JPMorgan feels that while earnings would be hit by the cap, lower earnings volatility and stable customer numbers were expected to provide Centrica with some relief to the cost of its capital and multiple expansion in the operating periods ahead.
The analysts stated that although early data points had been "supportive", they remained mindful that a temporary surge in commodity prices during the third quarter had created, yet another, perfect storm for Centrica, which will likely increase churn.
"Add mild Q1 weather, nuclear outages and softening upstream revenue to the mix and we now see 2019 and 2020 EPS below consensus.
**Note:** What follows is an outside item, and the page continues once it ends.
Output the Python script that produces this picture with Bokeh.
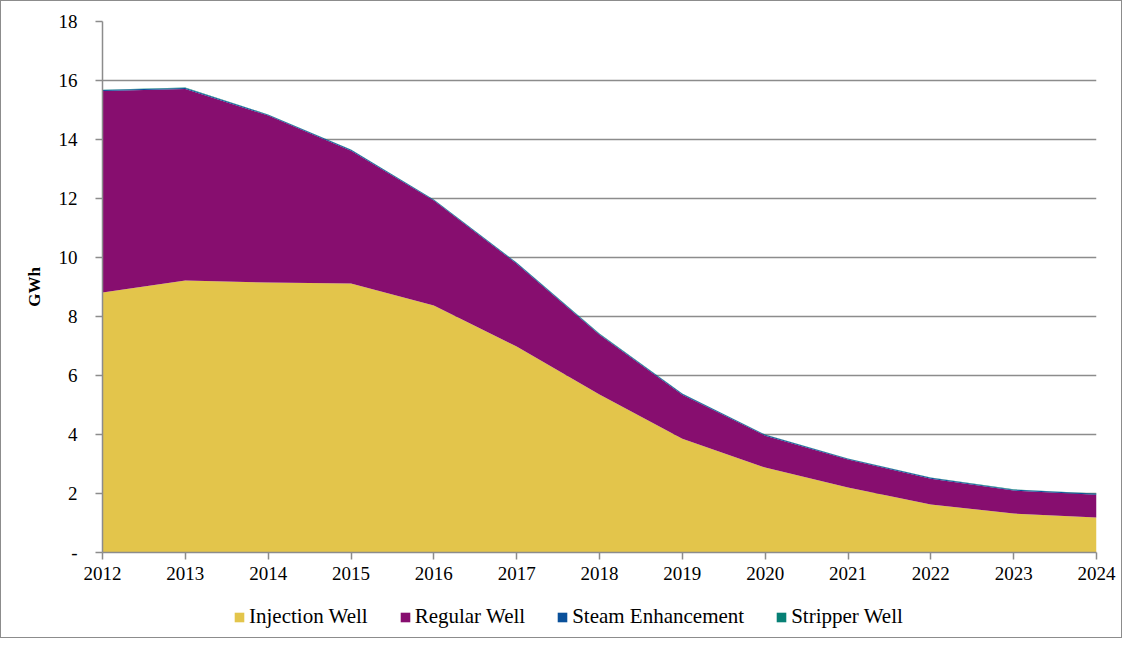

Combined with an impending dividend cut, this is unfortunately too much for us to endure," said JPMorgan, which also lowered its target price on Centrica from 150p to 125p per share.
"The writing has been on the wall for the dividend since the 2018 results in February, but outside an abrupt change of fortunes we see earnings and cash flow expectations retreating in the lead-up to the interim result in July."
CYBG shares still look cheap for the patient investors but Investec downgraded its recommendation as it sees little "better value elsewhere" on a 12-month view.
With shares in the FTSE 250 group having rallied strongly since late December, Investec cut the challenger bank to 'hold' from 'buy' and set a new target price of 230p.
Following the merger between the Clydesdale Bank and Yorkshire Bank owner with Virgin Money, full synergies are not expected until the 2022 financial year, though Investec’s analysts forecast progress with some aspects will be relatively slow, while there will be continued pressure on net interest margin.
While CYBG missed out on initial awards from the RBS alternative remedies scheme, it has applied under the second round and could also make use of the incentivised switching scheme, which will have £350m of money from RBS to help redistribute SME customers around to challenger banks.
"For CYBG, there is a clear opportunity to secure new liability-rich customer relationships, accelerate growth and rebalance the group away from mortgages," the analysts said, with interim results in mid-May and a capital markets day in June
"For the patient investor, we think CYBG offers further upside potential, but after a 26% return since 27 December, on a 12-month view, we see better value elsewhere."
Outsourcer Compass was under the cosh on Monday as Barclays downgraded its rating on the stock to 'equal-weight' from 'overweight' after 10 years.
"We have been long-term supporters of Compass and its relative strengths versus the rest of the sector," it said.
"However, we believe the valuation has now reached levels that make the upside feel more limited on a 12-month view."
Barclays said it was more cautious on the stock in the short term.
"While we expect another excellent quarter of organic growth when the company reports on 15th May (Q2 6.1% versus company-provided consensus of circa 5.5%), we are more negative about margins," it said.
Barclays upped its price target on Compass to 1,850p, from 1,770p.